Q&A with Microsoft Research’s Kate Crawford on Her New Book, Atlas of AI

| Lauren Metter

Picture of Kate Crawford with her new book Atlas of AI

Kate Crawford is a Senior Principal Researcher at Microsoft Research (MSR) New York and a Research Professor at USC Annenberg. She’s a cofounder of the FATE group at MSR, and the author of Atlas of AI (Yale University Press, 2021). We were lucky enough to have Kate answer some questions about her new book, how AI is affecting our world, and how we study and regulate AI. 

What inspired you to write “Atlas of AI”?

My aim for this book is to map how AI is really “made,” and to understand the wider planetary costs. AI is often represented as a set of technical approaches, as abstract and immaterial. But in reality, it’s a material set of systems that rely on vast amounts of energy, low-paid human labor, and large-scale data extraction. 

A major inspiration for this book came from having the privilege of collaborating with Prof. Vladan Joler, who is both a researcher and an artist. Several years ago, we published a project called Anatomy of an AI System, which maps the entire lifecycle of an Amazon Echo. We began by thinking about the data processes, and then expanded to research the components within the device itself: Where are they mined? Where are they smelted? What are the extractive processes along the supply chain? Where are the e-waste tips located when they are thrown away? It made us contend with the much wider political economy of technology. 

Writing Atlas of AI took five years, and I went on many journeys to places where I could see the manufacturing process of AI for myself: from a lithium mine to an Amazon fulfillment center, from historical archives to giant data centers. 

How is AI technology impacting the world — for better or worse?

AI technologies have much potential, be it for tracking climate change to translating languages. But as many researchers have shown, they can also come at a real cost. How we assess those costs is of critical importance, because the benefits and harms aren’t evenly distributed. 

We can’t presume that that every AI technology is necessary or worthwhile, or that the downsides will affect all communities the same way. For example, a number of scholars, including Emma Strubell, Timnit Gebru, Meg Mitchell, and Sasha Luccioni, among many others, have documented the environmental impact of machine learning and large language models, and also pointed to how the worst impacts are felt by communities of color and those living in poverty. We rarely think of how training a new AI model has enormous environmental consequences, but with the current climate emergency, we have a responsibility to understand the full social and ecological implications. Likewise with labor — there are so many kinds of hidden labor all along the supply chain, from miners to crowdworkers (and for more on the experiences of crowdworkers, I recommend Ghost Work by Microsoft colleagues Mary Gray and Sid Suri).  These are serious challenges we face that we cannot ignore, especially if we want the potential benefits of AI to be distributed justly and fairly.

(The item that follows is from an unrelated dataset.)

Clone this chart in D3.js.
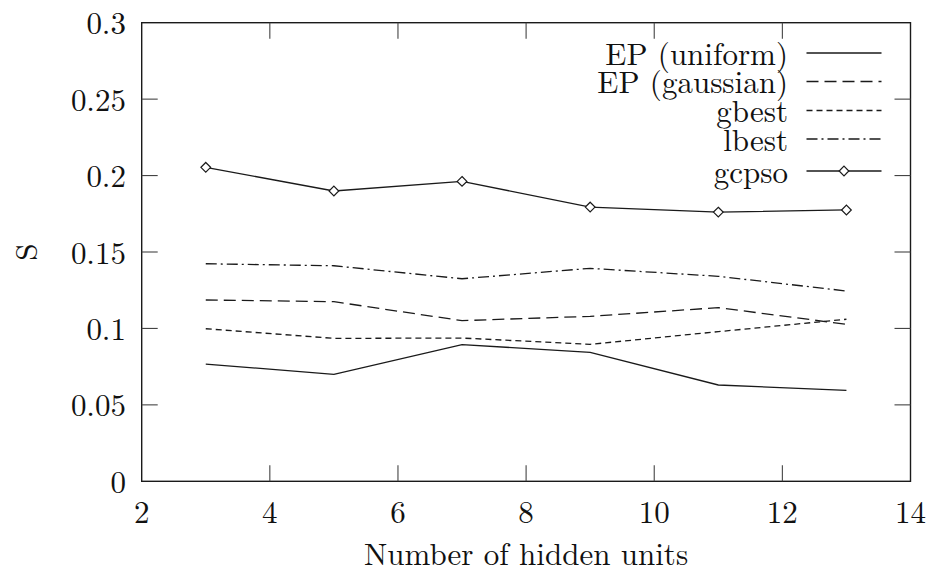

Where do you see the advancement of AI technology going in the future?

There’s a tendency to focus on technological advances, but there are also exciting advancements happening in how we study and regulate AI. For example, we’ve seen tremendous growth in work across the wider social, political, and ecological implications of AI, as well as work on fairness, accountability, transparency and ethics (what we call FATE at MSR).  In the EU, there’s been some substantive  progress toward creating an omnibus regulatory framework for AI, the so-called AI Act. There’s a pressing need in the US for governance and regulation to catch up to help ensure that our rights are protected when technologies are deployed. In this context, it’s interesting to see that Eric Lander and Alondra Nelson at the Office of Science and Technology Policy in the White House are calling for a bill of rights for AI.

What is the biggest takeaway you want your readers to have after reading your book?

I hope that after reading my book, people have new ways of understanding AI. AI can seem like a spectral force — as disembodied computation — but these systems are anything but abstract. They are physical infrastructures that are reshaping the Earth, while simultaneously shifting how we see the world and each other. It’s important to understand how AI is contributing to widening asymmetries of power. But no arrangement of power is inevitable — which means that things can be different if we have a commitment to a more just and sustainable world. 

How long have you been with Microsoft Research and What’s your favorite part of your job?

I’ve been at MSR for almost ten years, and I can easily say my favorite part of the job is the people I get to work with. I’m blown away by the brilliance and generosity of my colleagues. I’ve been lucky enough to work with both the Social Media Collective in the MSR New England lab and the FATE group at MSR New York, and these are such extraordinarily warm, creative, and thoughtful communities of scholars and activists. I’m grateful to learn from them every day.